3 / Nessuna persona può pretendere da un'altra obbedienza assoluta. Nessuna persona può diventare scopo della vita di un'altra. Questo che può apparentemente sembrare amore assoluto, totale, definitivo, si rivela in realtà "non amore". Ogni rapporto che diviene "assoluto" fra due esseri umani porta in realtà a perderli entrambi. Questa è, invece, la pretesa di Cristo ed è pretesa che non solo non danneggia l'uomo, ma sola lo rivela a se stesso. Così scriveva R.Guardini ne L'essenza del cristianesimo: "A tutta la creazione è richiesto di rinunciare alla sua - apparente – autonomia e di mettersi sotto la signoria di una persona concreta, cioè di Gesù Cristo, e di fare di ciò la propria norma decisiva. Dal punto di vista della logica questo è un paradosso, perché sembra mettere in pericolo la stessa realtà della persona. Ma anche il sentimento personale si ribella contro questo. Poiché l'accettare una legge generale che si è dimostrata giusta – sia essa una legge della natura o del pensiero o della moralità – non è difficile per la persona. Essa avverte che in tale legge continua ad essere se stessa; anzi, che il riconoscimento di siffatte leggi generali può tradursi senz'altro in un'azione personale. Ma all'esigenza di riconoscere un' "altra" persona come legge suprema di tutta la sfera della vita religiosa - e con ciò della propria esistenza – la persona contrasta con vivacità elementare, e si capisce che cosa può significare la richiesta di "rinunciare alla propria anima".

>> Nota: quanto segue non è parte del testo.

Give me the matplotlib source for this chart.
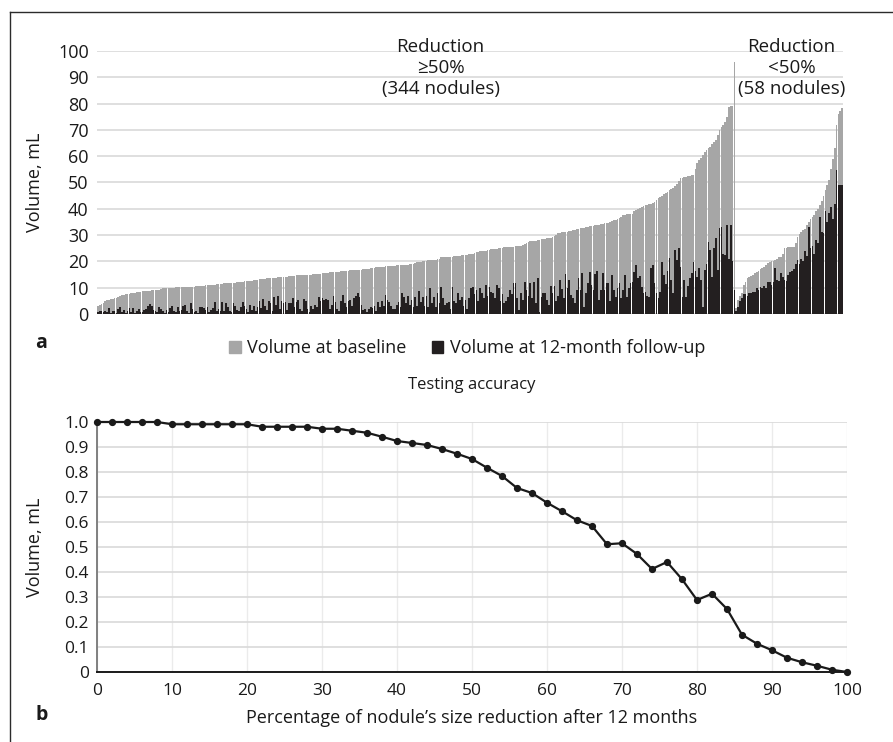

Tutto questo è in gioco nella affermazione certa della fede cristiana che il Signore Gesù è "Colui che è venuto e non dobbiamo più aspettarne un altro". E' solo "amando Lui sopra ogni cosa" che ci diviene possibile amare "ogni cosa in Lui" – una bellissima espressione della liturgia, che si ispira a S.Agostino" - non divinizzando e non sottovalutando nessuna realtà creata in questo mondo, ma amando la creatura come creatura ed il Creatore come il Creatore. Tertium non datur.